> _Brief_: Extract, from the listing that follows, each line containing the word "this".

> _Raw data_:
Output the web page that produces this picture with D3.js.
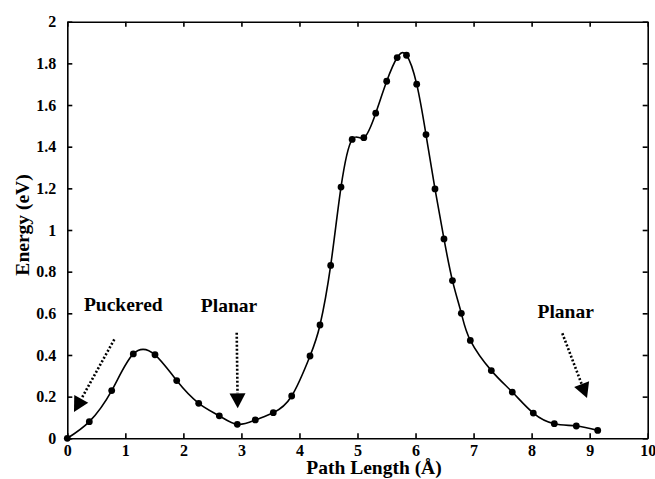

...

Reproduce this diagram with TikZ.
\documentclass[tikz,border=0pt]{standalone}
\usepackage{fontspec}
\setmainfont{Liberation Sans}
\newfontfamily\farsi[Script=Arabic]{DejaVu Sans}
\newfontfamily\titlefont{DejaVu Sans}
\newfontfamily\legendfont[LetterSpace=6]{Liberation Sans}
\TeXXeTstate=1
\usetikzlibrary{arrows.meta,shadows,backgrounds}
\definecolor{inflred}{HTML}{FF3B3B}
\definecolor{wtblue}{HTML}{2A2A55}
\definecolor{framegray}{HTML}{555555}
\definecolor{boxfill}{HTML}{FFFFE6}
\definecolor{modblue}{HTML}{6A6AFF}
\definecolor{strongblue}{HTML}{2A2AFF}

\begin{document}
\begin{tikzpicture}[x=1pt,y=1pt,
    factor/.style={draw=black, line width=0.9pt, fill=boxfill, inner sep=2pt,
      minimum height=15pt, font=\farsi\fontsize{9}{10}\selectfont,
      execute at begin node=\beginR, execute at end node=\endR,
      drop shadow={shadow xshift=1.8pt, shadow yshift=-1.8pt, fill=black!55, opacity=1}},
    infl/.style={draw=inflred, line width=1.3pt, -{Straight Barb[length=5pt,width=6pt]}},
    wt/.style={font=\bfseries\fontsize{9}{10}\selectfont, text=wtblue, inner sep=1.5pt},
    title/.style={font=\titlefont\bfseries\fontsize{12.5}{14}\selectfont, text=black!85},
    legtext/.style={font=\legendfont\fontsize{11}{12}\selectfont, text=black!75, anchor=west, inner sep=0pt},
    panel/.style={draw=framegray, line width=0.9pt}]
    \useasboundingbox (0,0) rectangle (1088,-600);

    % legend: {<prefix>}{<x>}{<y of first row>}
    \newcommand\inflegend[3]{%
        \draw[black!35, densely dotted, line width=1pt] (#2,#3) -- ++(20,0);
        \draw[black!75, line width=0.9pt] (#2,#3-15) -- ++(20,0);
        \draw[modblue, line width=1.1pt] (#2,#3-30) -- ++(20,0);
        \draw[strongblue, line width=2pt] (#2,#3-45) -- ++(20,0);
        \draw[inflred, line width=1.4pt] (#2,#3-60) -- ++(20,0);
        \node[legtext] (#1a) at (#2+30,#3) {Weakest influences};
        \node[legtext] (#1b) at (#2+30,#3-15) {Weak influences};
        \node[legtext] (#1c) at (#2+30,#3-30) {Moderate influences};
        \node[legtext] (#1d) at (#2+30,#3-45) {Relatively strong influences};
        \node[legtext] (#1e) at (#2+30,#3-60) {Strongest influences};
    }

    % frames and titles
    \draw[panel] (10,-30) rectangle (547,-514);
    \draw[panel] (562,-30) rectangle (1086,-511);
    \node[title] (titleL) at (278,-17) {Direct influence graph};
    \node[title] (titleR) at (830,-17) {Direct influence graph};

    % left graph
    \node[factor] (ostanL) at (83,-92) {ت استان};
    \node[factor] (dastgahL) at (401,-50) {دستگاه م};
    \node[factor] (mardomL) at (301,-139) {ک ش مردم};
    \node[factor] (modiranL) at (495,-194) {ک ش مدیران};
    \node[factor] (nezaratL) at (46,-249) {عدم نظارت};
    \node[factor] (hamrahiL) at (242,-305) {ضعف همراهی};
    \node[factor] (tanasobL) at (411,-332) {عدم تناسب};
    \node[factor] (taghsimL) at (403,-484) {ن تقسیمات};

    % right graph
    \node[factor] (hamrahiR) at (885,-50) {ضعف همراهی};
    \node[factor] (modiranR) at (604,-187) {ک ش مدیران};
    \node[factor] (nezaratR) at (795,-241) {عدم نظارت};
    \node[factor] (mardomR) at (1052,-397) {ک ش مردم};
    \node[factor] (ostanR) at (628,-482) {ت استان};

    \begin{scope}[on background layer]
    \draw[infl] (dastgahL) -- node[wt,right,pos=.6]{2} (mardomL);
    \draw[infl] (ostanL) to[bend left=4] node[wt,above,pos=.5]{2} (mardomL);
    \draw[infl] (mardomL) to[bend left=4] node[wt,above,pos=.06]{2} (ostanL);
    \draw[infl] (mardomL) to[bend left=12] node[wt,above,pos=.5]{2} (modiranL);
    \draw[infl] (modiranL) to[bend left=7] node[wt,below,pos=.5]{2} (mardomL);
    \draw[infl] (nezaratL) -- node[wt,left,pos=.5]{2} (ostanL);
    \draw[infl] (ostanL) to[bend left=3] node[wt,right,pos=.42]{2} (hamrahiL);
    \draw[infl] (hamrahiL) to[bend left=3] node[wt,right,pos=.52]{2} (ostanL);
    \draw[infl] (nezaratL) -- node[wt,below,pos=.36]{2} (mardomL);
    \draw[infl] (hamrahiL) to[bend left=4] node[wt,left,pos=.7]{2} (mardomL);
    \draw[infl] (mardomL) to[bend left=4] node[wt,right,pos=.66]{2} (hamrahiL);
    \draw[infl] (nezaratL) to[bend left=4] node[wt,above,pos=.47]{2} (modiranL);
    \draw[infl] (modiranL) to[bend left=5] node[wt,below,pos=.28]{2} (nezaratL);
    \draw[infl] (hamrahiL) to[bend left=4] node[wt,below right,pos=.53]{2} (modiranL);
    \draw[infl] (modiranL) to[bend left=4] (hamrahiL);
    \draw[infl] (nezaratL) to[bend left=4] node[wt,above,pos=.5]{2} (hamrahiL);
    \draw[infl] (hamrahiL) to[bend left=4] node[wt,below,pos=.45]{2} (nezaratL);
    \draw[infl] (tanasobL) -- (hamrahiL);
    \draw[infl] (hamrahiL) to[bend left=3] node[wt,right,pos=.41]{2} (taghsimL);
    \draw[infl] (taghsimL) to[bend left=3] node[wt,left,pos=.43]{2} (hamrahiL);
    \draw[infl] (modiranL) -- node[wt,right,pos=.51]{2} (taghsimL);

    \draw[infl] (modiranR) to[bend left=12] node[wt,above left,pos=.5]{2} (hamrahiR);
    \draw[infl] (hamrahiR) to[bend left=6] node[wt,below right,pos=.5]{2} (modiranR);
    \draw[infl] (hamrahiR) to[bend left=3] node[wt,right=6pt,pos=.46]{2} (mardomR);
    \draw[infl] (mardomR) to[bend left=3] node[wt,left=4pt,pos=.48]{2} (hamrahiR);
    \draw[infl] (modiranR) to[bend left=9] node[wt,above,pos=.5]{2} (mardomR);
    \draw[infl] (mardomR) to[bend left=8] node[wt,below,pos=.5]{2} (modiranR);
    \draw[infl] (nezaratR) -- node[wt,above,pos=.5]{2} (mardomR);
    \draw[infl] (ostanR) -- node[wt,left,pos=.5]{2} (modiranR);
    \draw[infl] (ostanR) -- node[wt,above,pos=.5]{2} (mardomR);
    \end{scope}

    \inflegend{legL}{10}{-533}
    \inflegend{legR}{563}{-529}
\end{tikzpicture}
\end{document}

> _Complete response_:
Output the web page that produces this picture with D3.js.
Reproduce this diagram with TikZ.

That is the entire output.